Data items
>>>

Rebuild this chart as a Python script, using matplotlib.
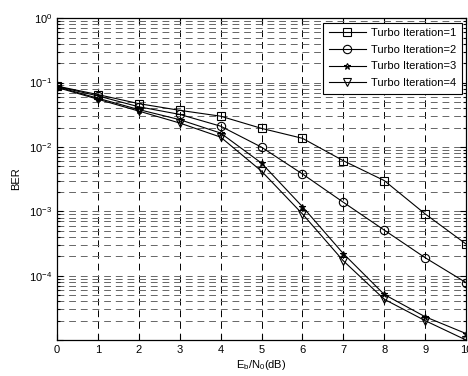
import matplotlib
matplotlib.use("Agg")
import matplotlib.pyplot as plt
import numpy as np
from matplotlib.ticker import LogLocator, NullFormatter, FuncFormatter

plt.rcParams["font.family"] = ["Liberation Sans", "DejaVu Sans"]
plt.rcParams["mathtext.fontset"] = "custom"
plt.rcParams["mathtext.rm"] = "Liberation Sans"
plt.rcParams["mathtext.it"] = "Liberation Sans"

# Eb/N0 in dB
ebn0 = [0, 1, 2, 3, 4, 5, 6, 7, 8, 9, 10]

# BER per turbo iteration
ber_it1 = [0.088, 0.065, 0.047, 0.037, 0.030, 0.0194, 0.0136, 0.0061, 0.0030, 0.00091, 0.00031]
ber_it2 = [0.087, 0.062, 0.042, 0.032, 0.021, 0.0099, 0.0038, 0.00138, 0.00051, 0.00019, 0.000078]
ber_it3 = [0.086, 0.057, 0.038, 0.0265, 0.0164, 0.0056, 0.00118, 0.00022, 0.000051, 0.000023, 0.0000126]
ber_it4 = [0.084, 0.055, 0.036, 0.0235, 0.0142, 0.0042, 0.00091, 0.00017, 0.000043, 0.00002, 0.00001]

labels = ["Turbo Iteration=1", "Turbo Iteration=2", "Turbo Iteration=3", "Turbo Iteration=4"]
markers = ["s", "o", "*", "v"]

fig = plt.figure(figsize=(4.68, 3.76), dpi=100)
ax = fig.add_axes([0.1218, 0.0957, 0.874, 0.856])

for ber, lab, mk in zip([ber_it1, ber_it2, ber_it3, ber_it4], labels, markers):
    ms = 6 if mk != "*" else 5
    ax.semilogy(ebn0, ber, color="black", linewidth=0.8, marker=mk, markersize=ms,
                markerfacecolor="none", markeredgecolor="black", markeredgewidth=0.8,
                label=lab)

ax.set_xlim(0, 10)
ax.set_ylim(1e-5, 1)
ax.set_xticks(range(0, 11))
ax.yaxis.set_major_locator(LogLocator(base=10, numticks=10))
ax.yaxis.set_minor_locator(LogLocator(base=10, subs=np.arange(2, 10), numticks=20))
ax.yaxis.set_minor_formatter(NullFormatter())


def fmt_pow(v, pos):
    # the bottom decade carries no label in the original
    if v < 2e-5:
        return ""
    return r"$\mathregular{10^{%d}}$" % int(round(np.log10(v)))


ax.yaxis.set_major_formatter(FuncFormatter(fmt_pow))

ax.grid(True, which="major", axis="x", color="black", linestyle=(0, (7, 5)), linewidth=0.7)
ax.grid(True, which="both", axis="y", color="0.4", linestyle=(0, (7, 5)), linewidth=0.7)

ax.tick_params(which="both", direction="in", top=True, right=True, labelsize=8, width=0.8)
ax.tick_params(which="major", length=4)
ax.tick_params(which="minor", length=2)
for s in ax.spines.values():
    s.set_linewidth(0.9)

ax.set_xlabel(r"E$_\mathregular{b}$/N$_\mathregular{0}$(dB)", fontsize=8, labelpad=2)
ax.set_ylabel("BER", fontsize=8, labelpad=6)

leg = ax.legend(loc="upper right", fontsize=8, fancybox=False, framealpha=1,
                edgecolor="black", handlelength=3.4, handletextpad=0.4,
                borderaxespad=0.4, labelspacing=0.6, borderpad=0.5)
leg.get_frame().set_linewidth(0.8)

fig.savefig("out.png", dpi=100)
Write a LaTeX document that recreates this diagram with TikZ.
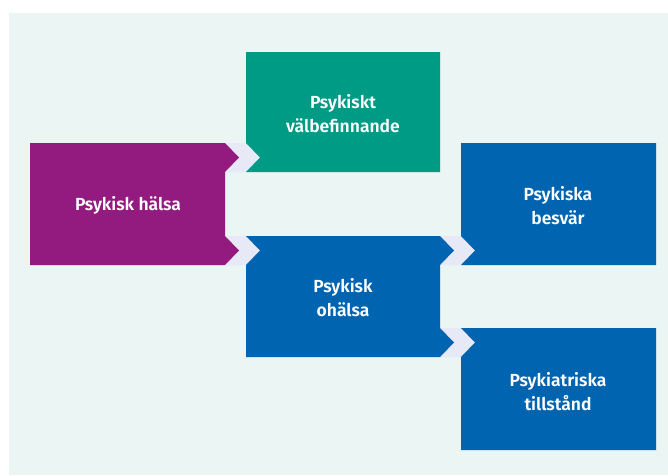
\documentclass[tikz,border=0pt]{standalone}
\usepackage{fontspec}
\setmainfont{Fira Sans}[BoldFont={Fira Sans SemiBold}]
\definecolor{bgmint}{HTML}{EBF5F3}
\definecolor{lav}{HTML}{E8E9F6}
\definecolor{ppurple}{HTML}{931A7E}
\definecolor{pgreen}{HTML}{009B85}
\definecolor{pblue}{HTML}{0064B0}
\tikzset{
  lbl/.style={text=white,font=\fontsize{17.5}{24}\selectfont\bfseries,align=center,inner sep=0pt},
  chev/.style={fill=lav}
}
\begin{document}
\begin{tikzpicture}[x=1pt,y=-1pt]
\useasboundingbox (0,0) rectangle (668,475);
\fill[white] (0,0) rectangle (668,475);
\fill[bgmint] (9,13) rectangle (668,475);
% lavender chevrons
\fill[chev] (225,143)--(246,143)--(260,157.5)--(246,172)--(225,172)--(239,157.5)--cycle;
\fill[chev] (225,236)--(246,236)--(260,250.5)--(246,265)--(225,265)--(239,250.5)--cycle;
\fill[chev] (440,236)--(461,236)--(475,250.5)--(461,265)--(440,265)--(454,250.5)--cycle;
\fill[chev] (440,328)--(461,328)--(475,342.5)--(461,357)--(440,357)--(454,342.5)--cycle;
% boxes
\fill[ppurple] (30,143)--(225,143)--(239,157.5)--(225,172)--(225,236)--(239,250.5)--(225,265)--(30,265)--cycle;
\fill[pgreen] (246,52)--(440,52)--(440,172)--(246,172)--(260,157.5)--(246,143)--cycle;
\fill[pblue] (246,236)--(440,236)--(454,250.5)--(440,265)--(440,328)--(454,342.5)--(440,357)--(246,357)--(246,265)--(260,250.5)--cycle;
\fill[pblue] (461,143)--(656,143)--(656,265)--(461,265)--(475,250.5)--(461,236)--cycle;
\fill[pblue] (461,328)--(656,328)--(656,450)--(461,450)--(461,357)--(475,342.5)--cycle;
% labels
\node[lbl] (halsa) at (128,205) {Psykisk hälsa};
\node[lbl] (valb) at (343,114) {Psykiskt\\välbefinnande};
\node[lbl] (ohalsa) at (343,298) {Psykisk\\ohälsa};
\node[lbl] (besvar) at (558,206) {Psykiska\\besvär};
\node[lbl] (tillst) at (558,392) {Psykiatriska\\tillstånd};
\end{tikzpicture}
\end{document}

<<<
>>>

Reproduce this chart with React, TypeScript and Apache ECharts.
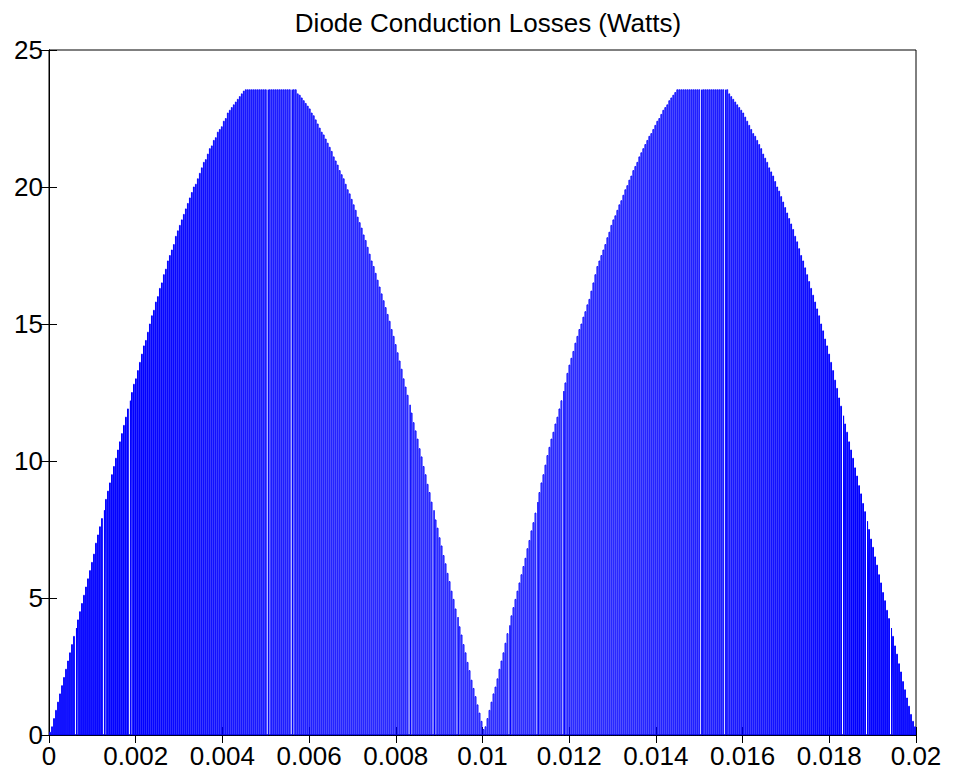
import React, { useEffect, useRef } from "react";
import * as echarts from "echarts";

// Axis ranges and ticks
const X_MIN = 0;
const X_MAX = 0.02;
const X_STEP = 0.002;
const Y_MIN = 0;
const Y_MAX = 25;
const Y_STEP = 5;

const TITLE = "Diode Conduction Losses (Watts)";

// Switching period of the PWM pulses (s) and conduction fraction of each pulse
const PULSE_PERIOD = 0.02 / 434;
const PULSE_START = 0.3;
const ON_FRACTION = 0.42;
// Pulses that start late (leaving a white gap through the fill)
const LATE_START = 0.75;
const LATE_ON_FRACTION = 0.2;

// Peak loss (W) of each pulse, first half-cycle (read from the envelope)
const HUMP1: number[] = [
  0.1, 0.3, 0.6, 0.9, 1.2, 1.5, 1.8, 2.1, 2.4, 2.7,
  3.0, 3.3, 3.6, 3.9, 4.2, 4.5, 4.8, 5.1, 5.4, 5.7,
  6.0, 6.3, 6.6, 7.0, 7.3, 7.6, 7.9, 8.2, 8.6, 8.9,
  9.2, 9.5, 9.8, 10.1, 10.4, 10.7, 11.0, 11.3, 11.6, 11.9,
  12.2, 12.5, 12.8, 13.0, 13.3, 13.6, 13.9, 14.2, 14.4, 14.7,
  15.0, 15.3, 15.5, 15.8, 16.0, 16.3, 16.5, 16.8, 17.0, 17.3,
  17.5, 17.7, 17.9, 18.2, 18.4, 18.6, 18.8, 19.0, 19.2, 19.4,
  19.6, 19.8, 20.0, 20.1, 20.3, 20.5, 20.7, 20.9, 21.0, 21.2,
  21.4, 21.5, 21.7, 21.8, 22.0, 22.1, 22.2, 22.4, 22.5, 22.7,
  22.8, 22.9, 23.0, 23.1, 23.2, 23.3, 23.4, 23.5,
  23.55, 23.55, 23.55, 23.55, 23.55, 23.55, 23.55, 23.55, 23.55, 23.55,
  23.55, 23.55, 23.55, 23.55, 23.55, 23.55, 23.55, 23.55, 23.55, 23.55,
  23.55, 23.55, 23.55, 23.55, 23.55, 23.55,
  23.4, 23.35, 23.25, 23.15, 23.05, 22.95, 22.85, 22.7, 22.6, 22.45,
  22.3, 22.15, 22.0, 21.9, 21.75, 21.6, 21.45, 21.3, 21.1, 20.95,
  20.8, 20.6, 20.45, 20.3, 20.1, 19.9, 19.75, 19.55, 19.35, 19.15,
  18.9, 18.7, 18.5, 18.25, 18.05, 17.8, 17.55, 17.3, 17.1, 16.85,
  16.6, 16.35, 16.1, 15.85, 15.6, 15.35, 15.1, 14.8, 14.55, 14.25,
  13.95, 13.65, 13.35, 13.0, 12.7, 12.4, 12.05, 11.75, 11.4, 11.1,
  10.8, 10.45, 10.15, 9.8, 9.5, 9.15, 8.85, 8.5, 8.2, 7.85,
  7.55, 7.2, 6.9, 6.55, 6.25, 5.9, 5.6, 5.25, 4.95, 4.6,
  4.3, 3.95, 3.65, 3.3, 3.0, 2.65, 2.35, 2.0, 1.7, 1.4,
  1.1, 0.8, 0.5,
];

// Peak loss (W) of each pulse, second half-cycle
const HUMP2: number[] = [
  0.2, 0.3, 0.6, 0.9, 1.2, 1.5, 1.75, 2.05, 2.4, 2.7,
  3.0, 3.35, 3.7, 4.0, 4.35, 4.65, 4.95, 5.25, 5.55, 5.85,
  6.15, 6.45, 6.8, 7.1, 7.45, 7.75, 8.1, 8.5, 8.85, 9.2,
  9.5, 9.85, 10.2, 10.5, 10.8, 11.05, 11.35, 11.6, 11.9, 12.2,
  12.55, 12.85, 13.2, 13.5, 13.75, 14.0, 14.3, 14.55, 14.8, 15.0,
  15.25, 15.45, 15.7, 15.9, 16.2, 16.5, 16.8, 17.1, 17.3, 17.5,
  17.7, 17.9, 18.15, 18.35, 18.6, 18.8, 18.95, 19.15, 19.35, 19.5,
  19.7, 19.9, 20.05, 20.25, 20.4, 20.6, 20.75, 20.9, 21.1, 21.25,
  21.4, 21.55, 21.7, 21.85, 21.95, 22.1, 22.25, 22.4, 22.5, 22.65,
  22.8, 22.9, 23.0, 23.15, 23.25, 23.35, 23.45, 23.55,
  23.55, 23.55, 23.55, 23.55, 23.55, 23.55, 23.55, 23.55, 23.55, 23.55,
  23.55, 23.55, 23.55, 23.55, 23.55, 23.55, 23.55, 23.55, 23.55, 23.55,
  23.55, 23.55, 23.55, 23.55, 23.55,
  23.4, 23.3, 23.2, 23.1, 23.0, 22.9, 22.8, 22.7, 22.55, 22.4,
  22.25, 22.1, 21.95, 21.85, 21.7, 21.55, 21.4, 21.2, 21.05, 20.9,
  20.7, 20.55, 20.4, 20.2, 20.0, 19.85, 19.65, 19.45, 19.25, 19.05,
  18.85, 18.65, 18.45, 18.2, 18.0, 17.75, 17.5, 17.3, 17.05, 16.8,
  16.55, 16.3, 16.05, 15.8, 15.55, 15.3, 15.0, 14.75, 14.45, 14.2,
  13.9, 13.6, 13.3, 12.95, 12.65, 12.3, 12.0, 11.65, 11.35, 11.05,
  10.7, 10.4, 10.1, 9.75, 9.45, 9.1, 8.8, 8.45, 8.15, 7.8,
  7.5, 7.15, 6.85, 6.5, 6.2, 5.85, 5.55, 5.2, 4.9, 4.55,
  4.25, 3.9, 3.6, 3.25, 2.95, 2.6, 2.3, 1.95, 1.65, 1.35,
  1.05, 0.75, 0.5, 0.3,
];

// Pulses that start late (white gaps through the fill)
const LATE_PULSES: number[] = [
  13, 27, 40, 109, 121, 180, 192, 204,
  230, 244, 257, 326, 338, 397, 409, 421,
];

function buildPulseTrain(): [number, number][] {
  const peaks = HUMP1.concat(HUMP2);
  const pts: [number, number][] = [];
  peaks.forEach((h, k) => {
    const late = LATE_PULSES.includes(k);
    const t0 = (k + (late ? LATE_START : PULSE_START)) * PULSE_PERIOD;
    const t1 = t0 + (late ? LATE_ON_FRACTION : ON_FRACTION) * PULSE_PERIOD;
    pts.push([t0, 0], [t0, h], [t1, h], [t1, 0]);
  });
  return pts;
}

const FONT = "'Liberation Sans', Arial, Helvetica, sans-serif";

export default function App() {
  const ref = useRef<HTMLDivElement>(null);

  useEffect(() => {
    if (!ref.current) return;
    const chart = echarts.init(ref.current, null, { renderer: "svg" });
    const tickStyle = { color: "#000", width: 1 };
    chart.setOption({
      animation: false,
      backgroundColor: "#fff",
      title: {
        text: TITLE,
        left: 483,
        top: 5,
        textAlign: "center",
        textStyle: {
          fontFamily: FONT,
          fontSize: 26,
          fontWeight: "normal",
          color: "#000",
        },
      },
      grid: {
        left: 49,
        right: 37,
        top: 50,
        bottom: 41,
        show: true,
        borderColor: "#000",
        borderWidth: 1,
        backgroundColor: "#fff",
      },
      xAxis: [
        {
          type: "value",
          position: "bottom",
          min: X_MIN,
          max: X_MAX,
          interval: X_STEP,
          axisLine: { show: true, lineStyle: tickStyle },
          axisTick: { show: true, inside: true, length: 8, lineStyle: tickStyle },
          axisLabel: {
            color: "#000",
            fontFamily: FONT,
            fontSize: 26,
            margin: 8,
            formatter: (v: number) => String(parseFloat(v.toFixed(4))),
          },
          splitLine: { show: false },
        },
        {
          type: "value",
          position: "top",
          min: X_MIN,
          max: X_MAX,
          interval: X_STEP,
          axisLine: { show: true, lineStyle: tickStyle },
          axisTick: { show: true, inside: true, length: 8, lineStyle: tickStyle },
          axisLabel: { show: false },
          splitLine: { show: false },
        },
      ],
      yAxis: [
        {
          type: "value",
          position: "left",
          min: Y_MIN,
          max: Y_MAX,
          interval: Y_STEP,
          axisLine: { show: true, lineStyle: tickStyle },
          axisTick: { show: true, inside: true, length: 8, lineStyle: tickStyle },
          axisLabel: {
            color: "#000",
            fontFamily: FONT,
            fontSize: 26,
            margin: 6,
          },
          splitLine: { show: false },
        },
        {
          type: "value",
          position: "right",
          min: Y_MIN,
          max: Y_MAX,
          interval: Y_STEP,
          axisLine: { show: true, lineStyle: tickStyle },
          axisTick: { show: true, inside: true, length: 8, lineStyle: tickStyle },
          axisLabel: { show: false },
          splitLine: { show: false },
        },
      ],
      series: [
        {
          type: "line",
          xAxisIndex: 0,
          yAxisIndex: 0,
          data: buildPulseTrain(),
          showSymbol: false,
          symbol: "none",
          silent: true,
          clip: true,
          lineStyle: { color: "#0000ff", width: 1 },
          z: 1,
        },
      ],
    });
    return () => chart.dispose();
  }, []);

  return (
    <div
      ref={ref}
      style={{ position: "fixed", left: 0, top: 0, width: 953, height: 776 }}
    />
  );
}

<<<

What you have to do = Take the lines from the one holding "Reproduce this chart" to the one holding "const Y_STEP = 5;", both lines included, and give them again exactly, with no pictures.

Complete answer =
Reproduce this chart with React, TypeScript and Apache ECharts.
import React, { useEffect, useRef } from "react";
import * as echarts from "echarts";

// Axis ranges and ticks
const X_MIN = 0;
const X_MAX = 0.02;
const X_STEP = 0.002;
const Y_MIN = 0;
const Y_MAX = 25;
const Y_STEP = 5;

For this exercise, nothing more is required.